Set down each line of the data below exactly as it stands, dropping the pictures.

──────── Supplied data ────────

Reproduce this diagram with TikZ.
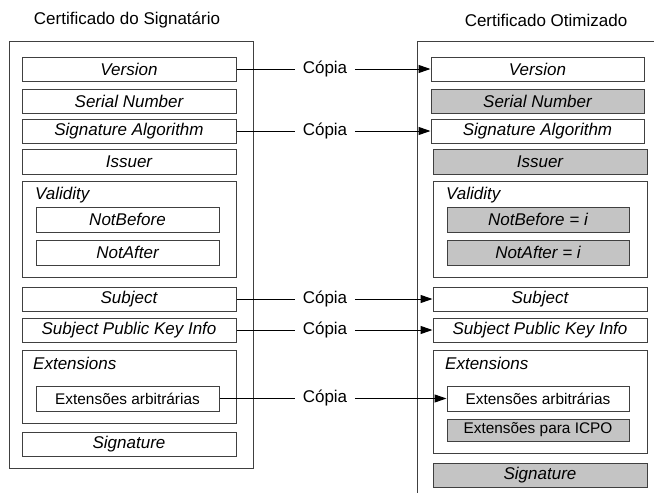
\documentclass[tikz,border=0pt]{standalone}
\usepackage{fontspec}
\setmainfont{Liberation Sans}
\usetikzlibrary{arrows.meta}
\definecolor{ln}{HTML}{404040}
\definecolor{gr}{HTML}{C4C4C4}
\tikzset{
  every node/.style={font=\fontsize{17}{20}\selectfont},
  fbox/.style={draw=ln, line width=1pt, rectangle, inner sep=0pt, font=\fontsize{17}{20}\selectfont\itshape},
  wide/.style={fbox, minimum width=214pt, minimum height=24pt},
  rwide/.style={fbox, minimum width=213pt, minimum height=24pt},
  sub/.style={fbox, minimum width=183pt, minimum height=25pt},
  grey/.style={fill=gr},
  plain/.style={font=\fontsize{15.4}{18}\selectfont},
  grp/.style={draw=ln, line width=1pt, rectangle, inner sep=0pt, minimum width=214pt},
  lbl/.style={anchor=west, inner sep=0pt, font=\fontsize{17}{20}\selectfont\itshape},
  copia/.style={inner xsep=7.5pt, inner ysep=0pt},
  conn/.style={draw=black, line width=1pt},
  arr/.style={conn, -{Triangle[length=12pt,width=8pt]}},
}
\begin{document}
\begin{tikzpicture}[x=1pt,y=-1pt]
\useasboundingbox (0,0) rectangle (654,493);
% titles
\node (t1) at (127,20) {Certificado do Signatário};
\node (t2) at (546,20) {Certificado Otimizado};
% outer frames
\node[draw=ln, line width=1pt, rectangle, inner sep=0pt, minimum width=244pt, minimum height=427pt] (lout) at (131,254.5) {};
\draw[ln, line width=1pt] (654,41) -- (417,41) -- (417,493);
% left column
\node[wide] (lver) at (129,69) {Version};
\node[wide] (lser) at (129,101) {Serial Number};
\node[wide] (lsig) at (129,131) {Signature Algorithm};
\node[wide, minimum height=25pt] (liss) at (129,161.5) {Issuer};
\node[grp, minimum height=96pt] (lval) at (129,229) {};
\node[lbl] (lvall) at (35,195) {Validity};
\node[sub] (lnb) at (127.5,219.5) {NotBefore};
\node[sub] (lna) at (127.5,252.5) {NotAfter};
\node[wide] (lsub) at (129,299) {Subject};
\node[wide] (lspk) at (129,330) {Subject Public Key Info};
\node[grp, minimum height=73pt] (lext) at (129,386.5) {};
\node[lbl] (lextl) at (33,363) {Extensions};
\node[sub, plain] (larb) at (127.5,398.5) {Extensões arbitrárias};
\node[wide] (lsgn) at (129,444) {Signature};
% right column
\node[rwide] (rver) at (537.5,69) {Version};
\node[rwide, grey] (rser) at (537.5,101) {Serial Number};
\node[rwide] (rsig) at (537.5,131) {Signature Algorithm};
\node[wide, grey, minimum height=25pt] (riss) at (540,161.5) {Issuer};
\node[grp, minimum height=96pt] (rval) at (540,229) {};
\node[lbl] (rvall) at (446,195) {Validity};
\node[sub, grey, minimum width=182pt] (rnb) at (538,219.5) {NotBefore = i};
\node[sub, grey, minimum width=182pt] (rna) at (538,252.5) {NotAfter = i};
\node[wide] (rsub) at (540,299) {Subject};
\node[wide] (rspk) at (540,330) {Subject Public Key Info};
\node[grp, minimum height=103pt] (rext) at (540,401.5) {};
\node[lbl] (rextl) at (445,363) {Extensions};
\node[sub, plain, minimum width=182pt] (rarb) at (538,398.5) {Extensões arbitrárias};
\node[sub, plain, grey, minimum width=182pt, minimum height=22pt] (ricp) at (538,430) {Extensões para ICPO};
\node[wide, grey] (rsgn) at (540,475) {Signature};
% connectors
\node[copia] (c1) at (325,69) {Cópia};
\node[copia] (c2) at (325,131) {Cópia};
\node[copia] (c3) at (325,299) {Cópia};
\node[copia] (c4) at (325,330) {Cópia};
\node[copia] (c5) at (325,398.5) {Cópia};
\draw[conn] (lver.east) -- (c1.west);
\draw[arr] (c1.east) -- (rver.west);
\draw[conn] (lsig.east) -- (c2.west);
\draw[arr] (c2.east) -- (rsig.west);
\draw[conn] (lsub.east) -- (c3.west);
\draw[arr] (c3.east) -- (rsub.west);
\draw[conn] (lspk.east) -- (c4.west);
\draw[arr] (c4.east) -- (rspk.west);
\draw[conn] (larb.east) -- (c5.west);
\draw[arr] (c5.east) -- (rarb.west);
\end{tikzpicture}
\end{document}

────────

* _Answer to the exercise_
Reproduce this diagram with TikZ.
\documentclass[tikz,border=0pt]{standalone}
\usepackage{fontspec}
\setmainfont{Liberation Sans}
\usetikzlibrary{arrows.meta}
\definecolor{ln}{HTML}{404040}
\definecolor{gr}{HTML}{C4C4C4}
\tikzset{
  every node/.style={font=\fontsize{17}{20}\selectfont},
  fbox/.style={draw=ln, line width=1pt, rectangle, inner sep=0pt, font=\fontsize{17}{20}\selectfont\itshape},
  wide/.style={fbox, minimum width=214pt, minimum height=24pt},
  rwide/.style={fbox, minimum width=213pt, minimum height=24pt},
  sub/.style={fbox, minimum width=183pt, minimum height=25pt},
  grey/.style={fill=gr},
  plain/.style={font=\fontsize{15.4}{18}\selectfont},
  grp/.style={draw=ln, line width=1pt, rectangle, inner sep=0pt, minimum width=214pt},
  lbl/.style={anchor=west, inner sep=0pt, font=\fontsize{17}{20}\selectfont\itshape},
  copia/.style={inner xsep=7.5pt, inner ysep=0pt},
  conn/.style={draw=black, line width=1pt},
  arr/.style={conn, -{Triangle[length=12pt,width=8pt]}},
}
\begin{document}
\begin{tikzpicture}[x=1pt,y=-1pt]
\useasboundingbox (0,0) rectangle (654,493);
% titles
\node (t1) at (127,20) {Certificado do Signatário};
\node (t2) at (546,20) {Certificado Otimizado};
% outer frames
\node[draw=ln, line width=1pt, rectangle, inner sep=0pt, minimum width=244pt, minimum height=427pt] (lout) at (131,254.5) {};
\draw[ln, line width=1pt] (654,41) -- (417,41) -- (417,493);
% left column
\node[wide] (lver) at (129,69) {Version};
\node[wide] (lser) at (129,101) {Serial Number};
\node[wide] (lsig) at (129,131) {Signature Algorithm};
\node[wide, minimum height=25pt] (liss) at (129,161.5) {Issuer};
\node[grp, minimum height=96pt] (lval) at (129,229) {};
\node[lbl] (lvall) at (35,195) {Validity};
\node[sub] (lnb) at (127.5,219.5) {NotBefore};
\node[sub] (lna) at (127.5,252.5) {NotAfter};
\node[wide] (lsub) at (129,299) {Subject};
\node[wide] (lspk) at (129,330) {Subject Public Key Info};
\node[grp, minimum height=73pt] (lext) at (129,386.5) {};
\node[lbl] (lextl) at (33,363) {Extensions};
\node[sub, plain] (larb) at (127.5,398.5) {Extensões arbitrárias};
\node[wide] (lsgn) at (129,444) {Signature};
% right column
\node[rwide] (rver) at (537.5,69) {Version};
\node[rwide, grey] (rser) at (537.5,101) {Serial Number};
\node[rwide] (rsig) at (537.5,131) {Signature Algorithm};
\node[wide, grey, minimum height=25pt] (riss) at (540,161.5) {Issuer};
\node[grp, minimum height=96pt] (rval) at (540,229) {};
\node[lbl] (rvall) at (446,195) {Validity};
\node[sub, grey, minimum width=182pt] (rnb) at (538,219.5) {NotBefore = i};
\node[sub, grey, minimum width=182pt] (rna) at (538,252.5) {NotAfter = i};
\node[wide] (rsub) at (540,299) {Subject};
\node[wide] (rspk) at (540,330) {Subject Public Key Info};
\node[grp, minimum height=103pt] (rext) at (540,401.5) {};
\node[lbl] (rextl) at (445,363) {Extensions};
\node[sub, plain, minimum width=182pt] (rarb) at (538,398.5) {Extensões arbitrárias};
\node[sub, plain, grey, minimum width=182pt, minimum height=22pt] (ricp) at (538,430) {Extensões para ICPO};
\node[wide, grey] (rsgn) at (540,475) {Signature};
% connectors
\node[copia] (c1) at (325,69) {Cópia};
\node[copia] (c2) at (325,131) {Cópia};
\node[copia] (c3) at (325,299) {Cópia};
\node[copia] (c4) at (325,330) {Cópia};
\node[copia] (c5) at (325,398.5) {Cópia};
\draw[conn] (lver.east) -- (c1.west);
\draw[arr] (c1.east) -- (rver.west);
\draw[conn] (lsig.east) -- (c2.west);
\draw[arr] (c2.east) -- (rsig.west);
\draw[conn] (lsub.east) -- (c3.west);
\draw[arr] (c3.east) -- (rsub.west);
\draw[conn] (lspk.east) -- (c4.west);
\draw[arr] (c4.east) -- (rspk.west);
\draw[conn] (larb.east) -- (c5.west);
\draw[arr] (c5.east) -- (rarb.west);
\end{tikzpicture}
\end{document}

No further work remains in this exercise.